Par Ek Din tells the story of the struggling days of the band City Haze
Has it occurred to you, as it does to me so often, why so many outsiders who make it big in showbiz in Bombay inevitably have this heart-wrenching story to share about how, during their struggling days, they had to sleep the night on the pavement? I'm not saying they're all making it up. Just that over so many years of living in this city, and spending enough time being out at night, I've yet to find tall, dark, dapper, future versions of Amitabh Bachchan or Shah Rukh Khan sleeping on the streets!
Be that as it may, as director Jaideep Verma puts it in his film Par Ek Din (that I just caught on YouTube right now), "Everybody tells stories about successful people, and romanticises their struggling days." He wanted to "tell a story about a band's struggling days, and romanticise their future."
For those unfamiliar with his stupendous work, if I'm not mistaken, Verma runs Impact Index, a Bangalore-based start-up that offers alternative statistical analyses to cricketing records. But as a very keen observer of Indian pop culture, he's perceptively handpicked some fine subjects to make documentary films on — Baavra Mann (2013; on filmmaker Sudhir Mishra), I Am Offended (2015; on the growing, urban stand-up comedy scene).
Par Ek Din is his fourth. The phenomenal Leaving Home — The Life And Music Of Indian Ocean (2010) was his first, watching which, a few college kids from Symbiosis, Pune, had been motivated enough to start a band of their own. These boys, who are 25 now, have moved to Mumbai. Spending their evenings catching WWE together, renting an apartment in Andheri, they make music during the day.

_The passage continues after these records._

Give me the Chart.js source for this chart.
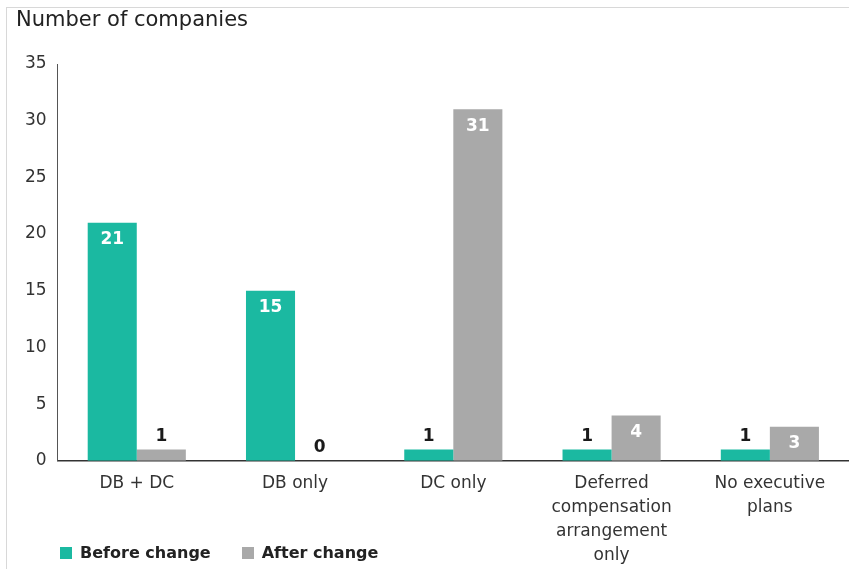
<!DOCTYPE html>
<html>
<head>
<meta charset="utf-8">
<script src="https://cdn.jsdelivr.net/npm/chart.js@4/dist/chart.umd.min.js"></script>
<style>
  html, body { margin: 0; padding: 0; background: #fff; }
  #wrap { position: relative; width: 849px; height: 569px; }
  #frame { position: absolute; left: 6px; top: 7px; right: 0; bottom: 0; border-left: 1px solid #d8d8d8; border-top: 1px solid #d8d8d8; pointer-events: none; }
  #title { position: absolute; left: 16px; top: 7px; font: 21px "DejaVu Sans", sans-serif; color: #222; }
  #legend { position: absolute; left: 60px; top: 543px; font: bold 16px "DejaVu Sans", sans-serif; color: #222; display: flex; gap: 31px; }
  #legend span.box { display: inline-block; width: 12px; height: 12px; margin-right: 8px; vertical-align: -1px; }
</style>
</head>
<body>
<div id="wrap">
  <canvas id="chart" width="849" height="569"></canvas>
  <div id="frame"></div>
  <div id="title">Number of companies</div>
  <div id="legend"></div>
</div>
<script>
const categories = [
    'DB + DC',
    'DB only',
    'DC only',
    ['Deferred', 'compensation', 'arrangement', 'only'],
    ['No executive', 'plans']
];
const beforeChange = [21, 15, 1, 1, 1];
const afterChange = [1, 0, 31, 4, 3];
const yTicks = [0, 5, 10, 15, 20, 25, 30, 35];

const teal = '#1bb9a1';
const grey = '#a9a9a9';

// value labels: white inside tall bars, dark above short ones
const barLabels = {
    id: 'barLabels',
    afterDatasetsDraw(chart) {
        const ctx = chart.ctx;
        ctx.save();
        ctx.font = 'bold 17px "DejaVu Sans", sans-serif';
        ctx.textAlign = 'center';
        ctx.textBaseline = 'middle';
        chart.data.datasets.forEach((ds, i) => {
            chart.getDatasetMeta(i).data.forEach((bar, j) => {
                const v = ds.data[j];
                if (v >= 3) {
                    ctx.fillStyle = '#fff';
                    ctx.fillText(v, bar.x, bar.y + 17);
                } else {
                    ctx.fillStyle = '#1a1a1a';
                    ctx.fillText(v, bar.x, bar.y - 13);
                }
            });
        });
        ctx.restore();
    }
};

const ctx = document.getElementById('chart').getContext('2d');
const chart = new Chart(ctx, {
    type: 'bar',
    data: {
        labels: categories,
        datasets: [
            { label: 'Before change', data: beforeChange, backgroundColor: teal },
            { label: 'After change', data: afterChange, backgroundColor: grey }
        ]
    },
    options: {
        responsive: false,
        animation: false,
        categoryPercentage: 0.62,
        barPercentage: 1,
        layout: { padding: { left: 14, right: 0, top: 64, bottom: -9 } },
        plugins: {
            legend: { display: false },
            tooltip: { enabled: false }
        },
        scales: {
            x: {
                grid: { display: false, drawTicks: false },
                border: { color: '#333', width: 1.5 },
                ticks: {
                    color: '#333',
                    padding: 11,
                    maxRotation: 0,
                    font: { family: '"DejaVu Sans", sans-serif', size: 17, lineHeight: 1.4 }
                }
            },
            y: {
                min: 0,
                max: 35,
                afterBuildTicks(axis) { axis.ticks = yTicks.map(v => ({ value: v })); },
                grid: { display: false, drawTicks: false },
                border: { color: '#555', width: 1 },
                ticks: {
                    color: '#333',
                    padding: 11,
                    font: { family: '"DejaVu Sans", sans-serif', size: 17 }
                }
            }
        }
    },
    plugins: [barLabels]
});

// legend row below the plot
const legend = document.getElementById('legend');
chart.data.datasets.forEach(ds => {
    const item = document.createElement('div');
    item.innerHTML = '<span class="box" style="background:' + ds.backgroundColor + '"></span>' + ds.label;
    legend.appendChild(item);
});
</script>
</body>
</html>
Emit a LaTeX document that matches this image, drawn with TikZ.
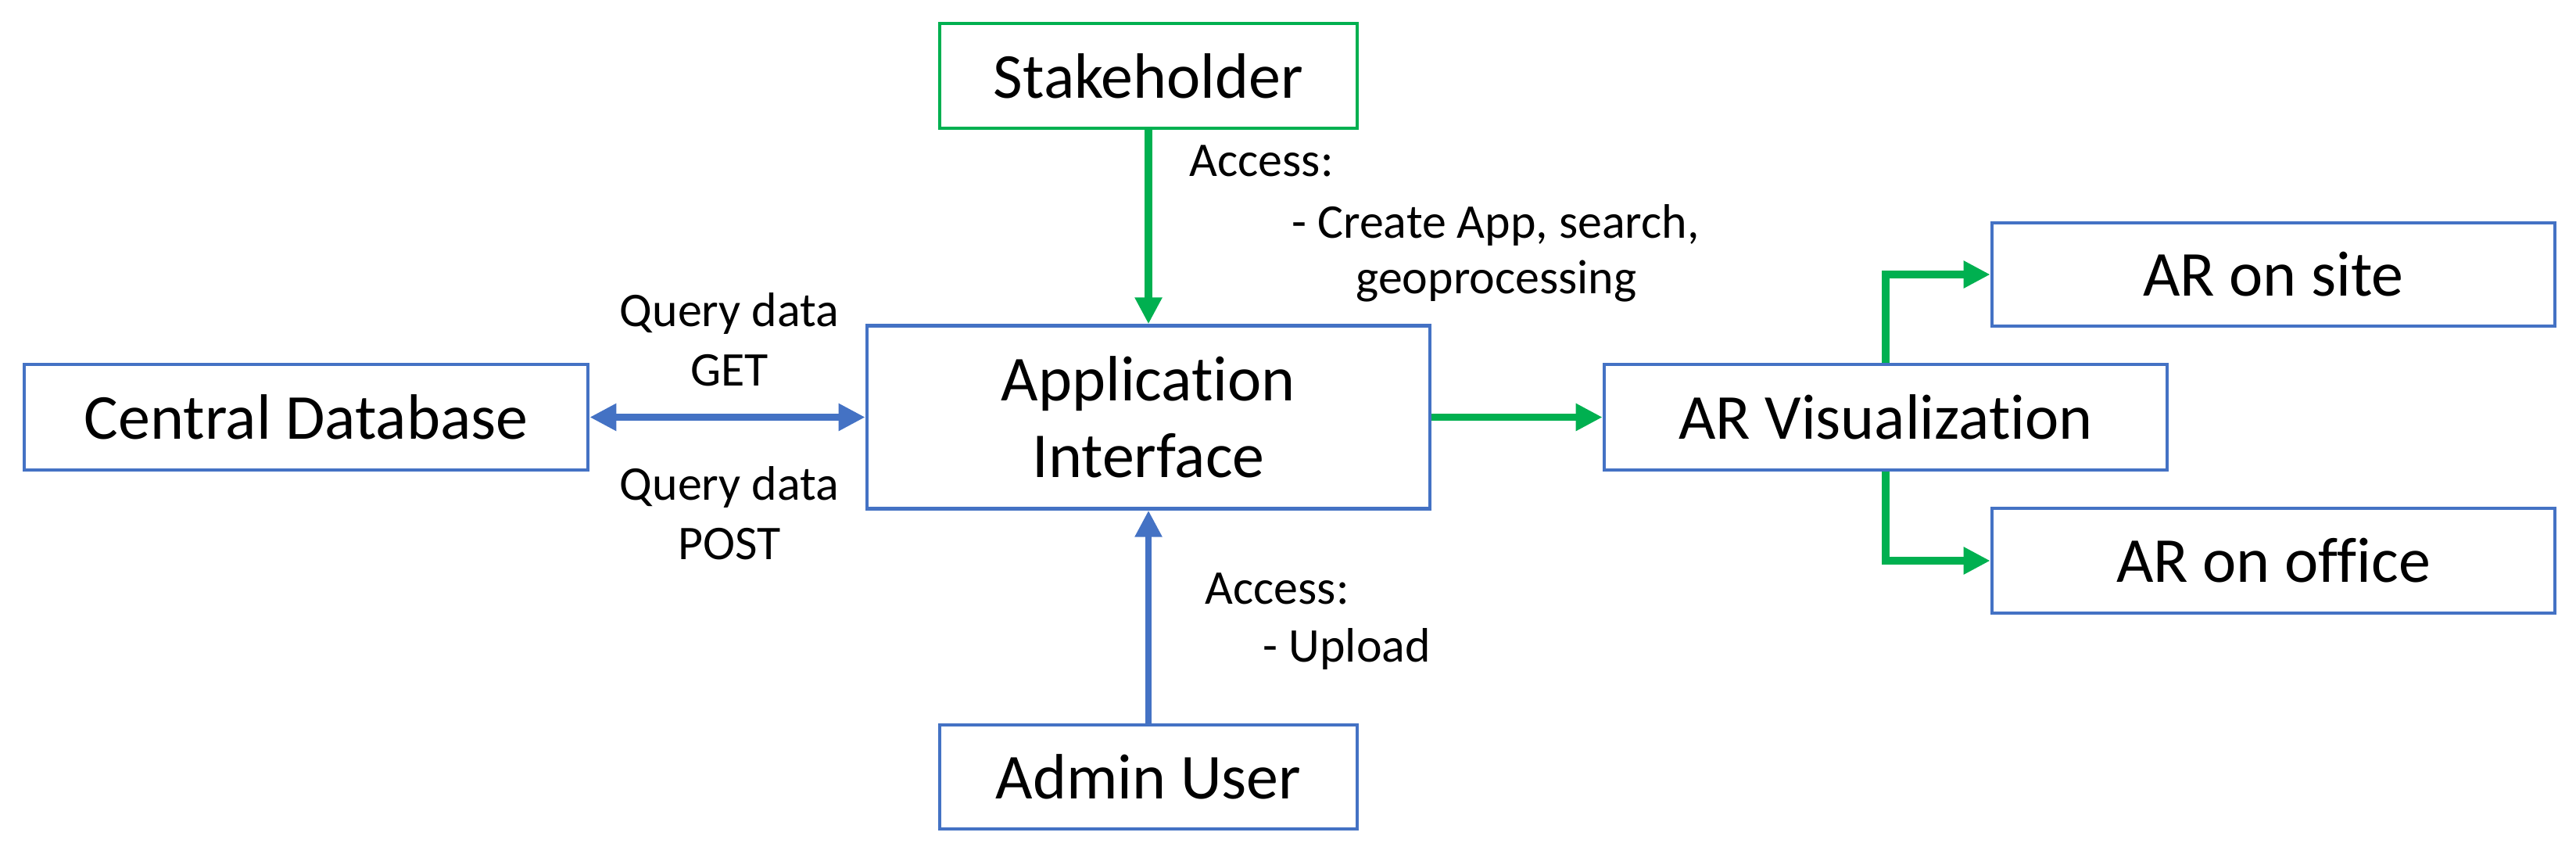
\documentclass[tikz,border=0pt]{standalone}
\usepackage{fontspec}
\setmainfont{Carlito}[Ligatures=NoCommon]
\usetikzlibrary{arrows.meta}
\definecolor{boxblue}{HTML}{4472C4}
\definecolor{boxgreen}{HTML}{00B050}
\begin{document}
\begin{tikzpicture}[x=0.01cm,y=-0.01cm,
  box/.style={draw=boxblue, line width=1.2pt, inner sep=0pt, align=center,
    font=\fontsize{23.3pt}{28pt}\selectfont},
  gbox/.style={box, draw=boxgreen},
  lbl/.style={font=\fontsize{17.6pt}{21pt}\selectfont, inner sep=0pt, anchor=base},
  fat/.tip={Triangle[length=0.34cm,width=0.33cm]},
  gconn/.style={draw=boxgreen, line width=2.6pt, -fat},
  bconn/.style={draw=boxblue, line width=2.4pt, -fat},
]
\useasboundingbox (0,0) rectangle (3295,1100);
% boxes
\node[gbox, minimum width=5.33cm, minimum height=1.34cm] (stake) at (1469,97) {Stakeholder};
\node[box, minimum width=7.21cm, minimum height=1.35cm] (db) at (391.5,533.5) {Central Database};
\node[box, minimum width=7.20cm, minimum height=2.34cm] (app) at (1469,533.5) {Application\\Interface};
\node[box, minimum width=5.34cm, minimum height=1.33cm] (admin) at (1469,993.5) {Admin User};
\node[box, minimum width=7.20cm, minimum height=1.35cm] (arvis) at (2412,533.5) {AR Visualization};
\node[box, minimum width=7.20cm, minimum height=1.32cm] (site) at (2908,351) {AR on site};
\node[box, minimum width=7.20cm, minimum height=1.34cm] (office) at (2908,717) {AR on office};
% connectors
\draw[gconn] (stake.south) -- (app.north);
\draw[bconn] (admin.north) -- (app.south);
\draw[bconn, fat-fat] (db.east) -- (app.west);
\draw[gconn] (app.east) -- (arvis.west);
\draw[gconn] (arvis.north) |- (site.west);
\draw[gconn] (arvis.south) |- (office.west);
% labels
\node[lbl] (q1) at (933,417) {Query data};
\node[lbl] (q1b) at (933,493) {GET};
\node[lbl] (q2) at (933,639) {Query data};
\node[lbl] (q2b) at (933,715) {POST};
\node[lbl, anchor=base west] (acc1) at (1521,225) {Access:};
\node[lbl] (acc1a) at (1913,304) {- Create App, search,};
\node[lbl] (acc1b) at (1914,375) {geoprocessing};
\node[lbl, anchor=base west] (acc2) at (1541,772) {Access:};
\node[lbl, anchor=base west] (acc2a) at (1615,846) {- Upload};
\end{tikzpicture}
\end{document}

Is it a struggle? I'm sure. But they're upper middle-class enough to afford it. Their band is called City Haze. They've never performed live, or recorded an album. During the course of this film, they do — as Verma enters their private space to narrate their experience, rather than their journey.
What's so special about this film? Exactly what's special about Mumbai that attracts talents from across the country in disparate creative pursuits — writing, directing, acting, fashion, photography, music —
hoping to make a living of it, and along with it, adding so much to the city's charm.
This is something you inevitably notice on random evenings, walking in to after-hours' BYOB gigs in tiny or large apartments, stretching from Versova, Oshiwara, Goregaon, to Malad, Kandivli — minimal lighting in the room, people sitting on the floor, or piled up in the kitchen, someone playing guitar in the corner, and conversations that reek as much of dark rum as angst and hope.
It's almost the unpretentious college campus/dorm culture recreated among much older adults that can be addictive, awesome enough to turn many into perennial aspirants. While it doesn't sound like it from the outside — the 'struggle' can be a good life on its own.
City Haze is a Hindi rock band. In portions, they remind you of the Pakistani Fuzon, or Junoon. They seem to look up to Lucky Ali, and Indian Ocean, of course, while they continue to get inspired by all the new music they get acquainted with — whether Wilco or Van Morrison. Their songs are, as they call it, rather "gloomy." One of the bandmates suggests, if their music got even 10 per cent of the response that they expect, their songs would automatically become happier!
The lead singer-songwriter Samyak Singh is from Varanasi and Amethi in Uttar Pradesh. The lead guitarist Mallar Sen grew up in cosmopolitan Kolkata. Verma, in the film's voice-over, says, "It is interesting how these two distinct sensibilities drive this band's music: Samyak's small-town rootedness; and Mallar's big city, Western influences. This amalgam fundamentally gives this band its freshness, and its own voice."
They've been at it for a couple of years. The point, of course, is if they'll make it. Or perhaps that's precisely not the point at all. Success is so subjective. What's interesting about this experimental, DIY film is that it isn't inspirational in an obvious sort of way. Which is what 'success stories' are meant to be. Hence, pages after pages in popular journalism/writing are rightly devoted to shining the front-back-top light on those we look up to.
'Self-help' books, on how to get to the top, sell like hot vada pav. Yet, there's hardly a book in that section that supposedly teaches you to deal with failure, since that's more the foreseeable outcome in anything you pursue anyway (only one guy comes first, the rest don't). Failure is relative too.
Let's say, City Haze has disbanded already. Maybe these boys have found a day job by now. But you look at how they really were, enjoying the years they did, making the music they wanted to, and hopefully calling it a day with no regrets, whatsoever. There's so much pleasure in the process itself. I'd take that over that same old story of a man who came to Bombay with Rs 300 in his pocket, who went on to rule the world!